Interview with Luis Dubuc of The Secret Handshake

The Secret HandshakeWhen Luis Dubuc cites Steve Urkel and Laura Winslow from Family Matters as inspiration for some of the tracks on The Secret Handshake’s newest delivery, it’s a pretty good indication that fans will be in for quite a ride.

Dubuc, the mastermind behind the one-man electro pop group says he has largely drawn on the ‘90s as inspiration for the band’s newest delivery, My Name Up In Lights. Exploring love and schoolboy issues in a cheeky, innocent and unsuspecting manner, Dubuc takes The Aquarian behind the scenes and discusses the making of his new record, which reached number 17 on the Billboard Heatseekers chart.

I believe you think your first record was a bit of a mess, right?

Yeah, totally. When you first make a record, it’s hard to believe that there are songs that might not fit. You just want to put them all on there, for some reason. I think it’s a good record, and I’m proud of it but it’s definitely a little bit of a mess. The new one is a lot more one-directional.

And what sort of direction is that?

I would say more upbeat. It’s way more upbeat, way more straightforward. It’s still electronic at times but it’s not electronic to be electronic, it’s more like, if it calls for it, you know.

You draw a lot on the ‘90s—TV shows and movies. Why did you decide to do that?

It’s just what I was into when I was growing up. When I moved to Canada from Venezuela, Spanish was my first language. I couldn’t speak English and I learned to speak English from watching television. I grew up watching Bob Barker on TV and my mom said one of the first things I ever said in English was ‘A new car.’ That was a really good part of my life, and I felt like it would be something that a lot of people maybe could relate to, especially a lot of my fans.

Did you get ‘a new car’ from Night Rider?

Bob Barker says ‘A new car.’ But I definitely loved Night Rider.

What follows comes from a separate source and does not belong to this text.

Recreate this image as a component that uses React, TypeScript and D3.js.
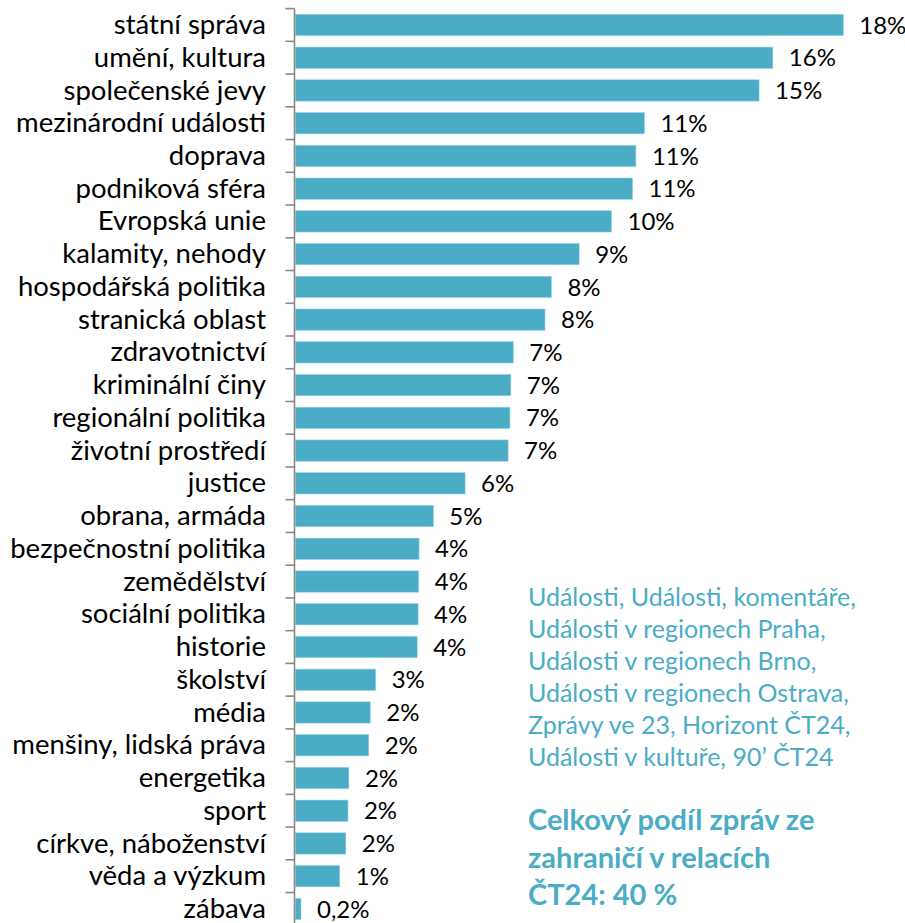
import React, { useEffect, useRef } from 'react';
import * as d3 from 'd3';

// categories, top to bottom
const categories = [
  'státní správa',
  'umění, kultura',
  'společenské jevy',
  'mezinárodní události',
  'doprava',
  'podniková sféra',
  'Evropská unie',
  'kalamity, nehody',
  'hospodářská politika',
  'stranická oblast',
  'zdravotnictví',
  'kriminální činy',
  'regionální politika',
  'životní prostředí',
  'justice',
  'obrana, armáda',
  'bezpečnostní politika',
  'zemědělství',
  'sociální politika',
  'historie',
  'školství',
  'média',
  'menšiny, lidská práva',
  'energetika',
  'sport',
  'církve, náboženství',
  'věda a výzkum',
  'zábava',
];

// share in %
const shares = [
  17.96, 15.65, 15.2, 11.44, 11.16, 11.05, 10.36, 9.3, 8.39, 8.18,
  7.14, 7.06, 7.03, 6.97, 5.56, 4.52, 4.05, 4.04, 4.02, 3.99,
  2.63, 2.45, 2.4, 1.75, 1.72, 1.65, 1.45, 0.18,
];

const programmes = [
  'Události, Události, komentáře,',
  'Události v regionech Praha,',
  'Události v regionech Brno,',
  'Události v regionech Ostrava,',
  'Zprávy ve 23, Horizont ČT24,',
  'Události v kultuře, 90’ ČT24',
];

const summary = ['Celkový podíl zpráv ze', 'zahraničí v relacích', 'ČT24: 40 %'];

const formatShare = (v: number) =>
  v < 1 ? `${v.toFixed(1).replace('.', ',')}%` : `${Math.round(v)}%`;

const App: React.FC = () => {
  const svgRef = useRef<SVGSVGElement>(null);

  useEffect(() => {
    if (!svgRef.current) return;
    const svg = d3.select(svgRef.current);
    svg.selectAll('*').remove();

    const W = 905;
    const H = 923;
    const font = 'Lato, "Open Sans", sans-serif';
    const blue = '#4bacc6';

    svg.attr('width', W).attr('height', H);

    const x = d3.scaleLinear().domain([0, 20]).range([295.5, 905.5]);
    const y = d3
      .scaleBand()
      .domain(categories)
      .range([8.6, 925.3])
      .paddingInner(0.35)
      .paddingOuter(0.175);

    const data = categories.map((c, i) => ({ cat: c, v: shares[i] }));

    // bars
    svg
      .append('g')
      .selectAll('rect')
      .data(data)
      .enter()
      .append('rect')
      .attr('x', x(0))
      .attr('y', d => y(d.cat) || 0)
      .attr('width', d => x(d.v) - x(0))
      .attr('height', y.bandwidth())
      .attr('fill', blue)
      .attr('stroke', '#8fd1e2')
      .attr('stroke-width', 0.6);

    // category axis
    const axis = svg
      .append('g')
      .attr('transform', `translate(294.5,0)`);
    axis
      .append('line')
      .attr('x1', 0)
      .attr('x2', 0)
      .attr('y1', y.range()[0])
      .attr('y2', y.range()[1])
      .attr('stroke', '#888')
      .attr('stroke-width', 1.6);
    const step = y.step();
    axis
      .selectAll('.tick')
      .data(d3.range(categories.length + 1))
      .enter()
      .append('line')
      .attr('x1', -9)
      .attr('x2', 0)
      .attr('y1', i => y.range()[0] + i * step)
      .attr('y2', i => y.range()[0] + i * step)
      .attr('stroke', '#888')
      .attr('stroke-width', 1.6);

    // category labels
    svg
      .append('g')
      .selectAll('text')
      .data(data)
      .enter()
      .append('text')
      .attr('x', 266)
      .attr('y', d => (y(d.cat) || 0) + y.bandwidth() / 2)
      .attr('dy', '0.33em')
      .attr('text-anchor', 'end')
      .style('font-family', font)
      .style('font-size', '27.5px')
      .style('fill', '#000')
      .text(d => d.cat);

    // value labels
    svg
      .append('g')
      .selectAll('text')
      .data(data)
      .enter()
      .append('text')
      .attr('x', d => x(d.v) + 16)
      .attr('y', d => (y(d.cat) || 0) + y.bandwidth() / 2)
      .attr('dy', '0.36em')
      .style('font-family', font)
      .style('font-size', '24px')
      .style('fill', '#000')
      .text(d => formatShare(d.v));

    // note on the right
    svg
      .append('g')
      .selectAll('text')
      .data(programmes)
      .enter()
      .append('text')
      .attr('x', 528)
      .attr('y', (d, i) => 606 + i * 31.9)
      .style('font-family', font)
      .style('font-size', '25px')
      .style('fill', blue)
      .text(d => d);

    svg
      .append('g')
      .selectAll('text')
      .data(summary)
      .enter()
      .append('text')
      .attr('x', 528)
      .attr('y', (d, i) => 830 + i * 37.5)
      .style('font-family', font)
      .style('font-size', '29px')
      .style('font-weight', 'bold')
      .style('fill', blue)
      .text(d => d);
  }, []);

  return (
    <div style={{ position: 'absolute', left: 0, top: 0 }}>
      <svg ref={svgRef} style={{ display: 'block' }}></svg>
    </div>
  );
};

export default App;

What other TV shows have inspired you?

I would say Family Matters and all the ‘80s Eddie Murphy movies, like Trading Places and Coming To America. A lot of music in these movies, the music from Bevery Hills Cop, and all the background music, as well as the music from the original Transformers record—all of that totally influenced my record.

You’ve got a lot of schoolboy themes and themes about love. It’s a very happy-go-lucky kind of record. Are you a happy-go-lucky guy?

I think I am. I feel like the last record maybe I wasn’t. And I got engaged and I have a fiancé and we’re getting married soon, and all that kind of played into the theme of the record.

I read that you don’t believe on drawing on hardship or pain to make music. It’s much more of a positive thing for you?

Yeah, definitely. I feel like music should be an escape for people—I just wanted to make music for people to feel positive and have a great time. My record is more of a driving record for a sunny day.

So you recorded and produced this one all on your own?

Yep, I did it at home.

Why did you choose to do it that way?

When it came to time to do the last record, I didn’t feel like the songs were really done—and this way there was no rush. I got to do it on my own time and work when I wanted to work. That was really good because I got to work on the songs a bit more instead of just recording.